How will Brexit affect Ireland’s energy sector?
In the last twenty-five years the EU has promoted a convergence of energy and environmental policy across the EU’s member states. Overall the experience is that the alignment of policies has benefited both Ireland and the UK 1. This pursuit of similar energy policies by the Irish and British Governments aimed to promote investment, enhance competition, and increase energy security by improving access to energy supplies. Our oil, gas and electricity markets are parts of larger markets of North-western Europe character within the EU’s energy markets.
Over the same period, and partly as a result of market reforms and investment in new gas and electricity inter-connectors, the islands of Ireland and Britain have become more interdependent in meeting their energy needs. We are both large importers of oil, gas, coal and, from time to time, electricity. Ireland’s energy markets and supply infrastructures are closely linked to the UK and changes in one jurisdiction affect the other.
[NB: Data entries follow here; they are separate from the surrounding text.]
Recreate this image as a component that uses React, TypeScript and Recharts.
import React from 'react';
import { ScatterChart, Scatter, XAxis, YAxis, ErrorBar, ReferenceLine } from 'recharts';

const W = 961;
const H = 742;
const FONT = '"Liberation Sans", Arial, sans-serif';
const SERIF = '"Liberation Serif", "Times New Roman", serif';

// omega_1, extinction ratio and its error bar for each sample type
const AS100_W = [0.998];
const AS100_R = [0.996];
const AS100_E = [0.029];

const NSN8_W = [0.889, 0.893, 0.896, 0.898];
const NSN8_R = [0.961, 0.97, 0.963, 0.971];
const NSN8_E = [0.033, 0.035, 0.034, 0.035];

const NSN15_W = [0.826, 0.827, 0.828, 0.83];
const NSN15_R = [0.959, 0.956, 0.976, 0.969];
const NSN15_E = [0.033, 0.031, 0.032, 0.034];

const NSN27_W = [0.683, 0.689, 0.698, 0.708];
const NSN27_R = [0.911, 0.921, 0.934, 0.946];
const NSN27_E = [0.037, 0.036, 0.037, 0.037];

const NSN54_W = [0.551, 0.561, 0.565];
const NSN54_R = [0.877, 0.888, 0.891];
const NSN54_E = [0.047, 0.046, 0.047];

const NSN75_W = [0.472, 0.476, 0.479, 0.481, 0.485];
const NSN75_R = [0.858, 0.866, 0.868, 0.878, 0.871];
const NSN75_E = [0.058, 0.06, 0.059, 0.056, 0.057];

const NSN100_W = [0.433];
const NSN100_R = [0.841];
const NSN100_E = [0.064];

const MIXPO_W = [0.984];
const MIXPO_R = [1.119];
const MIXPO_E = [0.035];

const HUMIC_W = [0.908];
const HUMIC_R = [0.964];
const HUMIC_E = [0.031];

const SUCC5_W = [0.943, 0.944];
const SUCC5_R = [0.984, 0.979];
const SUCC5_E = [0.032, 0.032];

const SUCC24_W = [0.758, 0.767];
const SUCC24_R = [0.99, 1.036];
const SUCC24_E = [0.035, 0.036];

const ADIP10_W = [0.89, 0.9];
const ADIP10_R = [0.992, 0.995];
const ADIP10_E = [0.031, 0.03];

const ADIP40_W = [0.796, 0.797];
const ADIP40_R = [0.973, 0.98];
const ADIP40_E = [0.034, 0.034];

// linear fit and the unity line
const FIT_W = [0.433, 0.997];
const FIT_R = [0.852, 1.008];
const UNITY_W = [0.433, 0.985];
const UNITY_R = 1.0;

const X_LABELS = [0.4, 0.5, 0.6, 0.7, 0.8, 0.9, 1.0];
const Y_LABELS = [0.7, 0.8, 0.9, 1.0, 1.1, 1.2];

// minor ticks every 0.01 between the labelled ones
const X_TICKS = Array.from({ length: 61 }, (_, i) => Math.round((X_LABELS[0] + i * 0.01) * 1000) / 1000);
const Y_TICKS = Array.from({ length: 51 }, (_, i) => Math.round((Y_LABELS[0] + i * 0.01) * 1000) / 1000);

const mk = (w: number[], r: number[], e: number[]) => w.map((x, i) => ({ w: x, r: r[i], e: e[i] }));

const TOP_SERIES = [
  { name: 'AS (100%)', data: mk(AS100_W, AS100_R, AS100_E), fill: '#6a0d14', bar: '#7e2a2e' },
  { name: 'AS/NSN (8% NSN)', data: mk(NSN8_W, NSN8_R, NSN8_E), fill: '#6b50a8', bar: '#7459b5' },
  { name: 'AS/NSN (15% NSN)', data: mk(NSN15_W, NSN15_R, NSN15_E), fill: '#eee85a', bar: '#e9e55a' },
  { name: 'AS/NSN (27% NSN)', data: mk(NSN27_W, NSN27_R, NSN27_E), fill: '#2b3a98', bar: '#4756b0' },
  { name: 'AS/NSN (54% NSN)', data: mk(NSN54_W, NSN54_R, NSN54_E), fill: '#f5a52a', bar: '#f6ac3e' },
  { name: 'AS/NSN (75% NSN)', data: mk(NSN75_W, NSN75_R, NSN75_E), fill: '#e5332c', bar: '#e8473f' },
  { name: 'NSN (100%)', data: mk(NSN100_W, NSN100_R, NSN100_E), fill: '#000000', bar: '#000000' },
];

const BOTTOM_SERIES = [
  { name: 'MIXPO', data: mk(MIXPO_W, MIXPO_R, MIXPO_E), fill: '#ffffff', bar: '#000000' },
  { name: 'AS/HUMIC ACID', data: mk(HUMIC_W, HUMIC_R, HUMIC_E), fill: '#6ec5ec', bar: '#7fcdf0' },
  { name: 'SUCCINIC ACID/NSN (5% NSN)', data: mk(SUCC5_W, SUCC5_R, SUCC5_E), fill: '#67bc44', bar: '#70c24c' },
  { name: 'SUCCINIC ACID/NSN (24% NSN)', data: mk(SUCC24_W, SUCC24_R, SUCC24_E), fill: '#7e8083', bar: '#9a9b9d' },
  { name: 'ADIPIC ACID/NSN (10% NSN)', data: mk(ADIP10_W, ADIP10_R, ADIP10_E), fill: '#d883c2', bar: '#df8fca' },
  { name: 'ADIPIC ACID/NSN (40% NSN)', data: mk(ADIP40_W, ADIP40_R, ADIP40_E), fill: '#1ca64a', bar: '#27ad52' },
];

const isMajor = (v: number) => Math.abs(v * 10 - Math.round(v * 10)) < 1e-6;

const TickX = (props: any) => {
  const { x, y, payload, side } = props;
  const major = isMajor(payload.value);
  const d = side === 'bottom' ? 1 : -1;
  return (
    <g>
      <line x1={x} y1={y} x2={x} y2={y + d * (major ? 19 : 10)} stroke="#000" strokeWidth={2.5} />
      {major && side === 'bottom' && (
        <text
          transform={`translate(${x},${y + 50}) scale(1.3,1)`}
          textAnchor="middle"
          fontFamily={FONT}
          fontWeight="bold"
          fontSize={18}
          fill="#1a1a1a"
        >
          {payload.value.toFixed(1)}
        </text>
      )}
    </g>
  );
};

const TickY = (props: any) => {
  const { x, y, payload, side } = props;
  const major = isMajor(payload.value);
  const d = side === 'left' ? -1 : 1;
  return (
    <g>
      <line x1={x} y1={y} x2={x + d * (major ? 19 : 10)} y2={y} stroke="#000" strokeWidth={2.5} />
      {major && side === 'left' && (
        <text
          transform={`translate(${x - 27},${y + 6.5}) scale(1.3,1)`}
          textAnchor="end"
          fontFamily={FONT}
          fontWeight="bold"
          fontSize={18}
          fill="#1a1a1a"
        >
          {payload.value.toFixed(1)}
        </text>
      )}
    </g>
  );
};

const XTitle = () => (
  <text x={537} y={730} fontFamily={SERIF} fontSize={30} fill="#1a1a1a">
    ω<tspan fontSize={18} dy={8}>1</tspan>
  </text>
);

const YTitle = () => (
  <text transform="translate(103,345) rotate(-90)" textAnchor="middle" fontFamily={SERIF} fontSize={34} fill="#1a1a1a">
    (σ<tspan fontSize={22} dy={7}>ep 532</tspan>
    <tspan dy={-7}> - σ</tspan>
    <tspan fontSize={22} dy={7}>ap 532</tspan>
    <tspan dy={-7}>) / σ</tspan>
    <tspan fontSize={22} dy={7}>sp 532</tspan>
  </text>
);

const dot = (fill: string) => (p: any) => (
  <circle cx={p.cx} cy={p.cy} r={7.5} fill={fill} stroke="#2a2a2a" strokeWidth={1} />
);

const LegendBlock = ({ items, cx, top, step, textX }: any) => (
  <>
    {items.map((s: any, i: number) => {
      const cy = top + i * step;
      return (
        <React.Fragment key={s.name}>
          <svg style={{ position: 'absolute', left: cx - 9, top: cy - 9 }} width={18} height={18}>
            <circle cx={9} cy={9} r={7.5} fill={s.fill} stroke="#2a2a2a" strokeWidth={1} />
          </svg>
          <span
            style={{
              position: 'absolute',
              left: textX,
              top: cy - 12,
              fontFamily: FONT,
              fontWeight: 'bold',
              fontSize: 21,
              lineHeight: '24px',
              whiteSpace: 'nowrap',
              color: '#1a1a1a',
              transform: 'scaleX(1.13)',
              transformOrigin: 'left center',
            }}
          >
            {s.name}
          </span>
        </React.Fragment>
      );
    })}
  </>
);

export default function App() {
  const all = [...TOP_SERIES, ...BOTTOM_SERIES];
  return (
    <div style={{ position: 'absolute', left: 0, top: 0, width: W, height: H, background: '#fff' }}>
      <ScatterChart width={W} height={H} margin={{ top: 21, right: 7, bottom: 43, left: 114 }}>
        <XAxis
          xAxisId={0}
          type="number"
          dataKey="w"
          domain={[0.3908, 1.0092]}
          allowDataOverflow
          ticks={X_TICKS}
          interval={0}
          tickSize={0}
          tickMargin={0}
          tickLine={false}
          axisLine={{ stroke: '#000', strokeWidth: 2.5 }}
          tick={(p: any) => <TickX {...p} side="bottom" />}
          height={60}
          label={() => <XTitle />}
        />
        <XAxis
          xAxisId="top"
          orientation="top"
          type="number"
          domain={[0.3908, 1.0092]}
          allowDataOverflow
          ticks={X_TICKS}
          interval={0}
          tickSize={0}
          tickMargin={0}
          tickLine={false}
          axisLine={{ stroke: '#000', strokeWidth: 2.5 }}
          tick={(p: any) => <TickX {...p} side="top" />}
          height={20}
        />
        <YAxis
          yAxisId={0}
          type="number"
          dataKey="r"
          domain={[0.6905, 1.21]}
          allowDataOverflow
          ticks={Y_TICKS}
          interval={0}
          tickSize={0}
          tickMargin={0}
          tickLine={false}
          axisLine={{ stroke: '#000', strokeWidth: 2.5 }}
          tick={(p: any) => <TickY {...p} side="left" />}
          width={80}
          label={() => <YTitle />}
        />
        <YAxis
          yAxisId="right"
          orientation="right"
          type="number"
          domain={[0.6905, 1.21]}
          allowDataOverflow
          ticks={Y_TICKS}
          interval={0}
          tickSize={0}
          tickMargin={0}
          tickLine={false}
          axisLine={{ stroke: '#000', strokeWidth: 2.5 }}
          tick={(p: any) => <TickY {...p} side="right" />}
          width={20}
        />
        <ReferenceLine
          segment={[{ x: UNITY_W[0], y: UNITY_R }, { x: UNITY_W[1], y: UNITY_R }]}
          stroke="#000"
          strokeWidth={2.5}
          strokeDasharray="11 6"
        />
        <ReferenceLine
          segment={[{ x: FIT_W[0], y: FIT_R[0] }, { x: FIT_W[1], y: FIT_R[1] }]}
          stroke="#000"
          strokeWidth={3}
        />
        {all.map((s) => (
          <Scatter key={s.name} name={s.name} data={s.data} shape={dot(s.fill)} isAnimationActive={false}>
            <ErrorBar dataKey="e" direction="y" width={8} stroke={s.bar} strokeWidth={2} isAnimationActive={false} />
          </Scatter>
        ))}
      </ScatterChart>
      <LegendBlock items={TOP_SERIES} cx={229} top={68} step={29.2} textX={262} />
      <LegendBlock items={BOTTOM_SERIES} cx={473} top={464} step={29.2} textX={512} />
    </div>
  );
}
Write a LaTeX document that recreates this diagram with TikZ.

However, Brexit could in some circumstances lead to short term energy demand and supply imbalances. Uncertainty is the greatest business risk and delayed investment could have economic impacts that could affect electricity and gas prices and supplies in the medium term. Thus the immediate effects will depend on factors that are for the time being unknown – what sort of Brexit? Whether hard or soft? And most particularly the resulting economic climate and its impact on energy demand here and in the UK.
Like Britain, we are large importers of natural gas and oil and until recently we imported between 5 and 10% of our electricity. Approximately half of the gas that we use for electricity and heating and three quarters of our supply of oil products, primarily to fuel the transport sector, are imported via UK ports, pipelines, refineries and subsea interconnectors 2. Under EU regulations, in the event of shortages the UK and Ireland have an Action Plan on gas sharing.
The concern with Brexit is that if the UK is no longer prepared to be subject to EU trading rules, what will take its place? This is the key uncertainty for investors and the most likely outcome is delayed investment. Depending on economic performance prices could go up or down reflecting surplus or scarcity.
Under Brexit, a two-year period of negotiations will determine the terms of the UK’s withdrawal from the European Union. At present, primary energy coming into the EU such as gas from Russia is traded under bilateral agreements. A similar type of arrangement can be made between the EU and the UK or, failing that, it will fall under World Trade Organisation tariffs.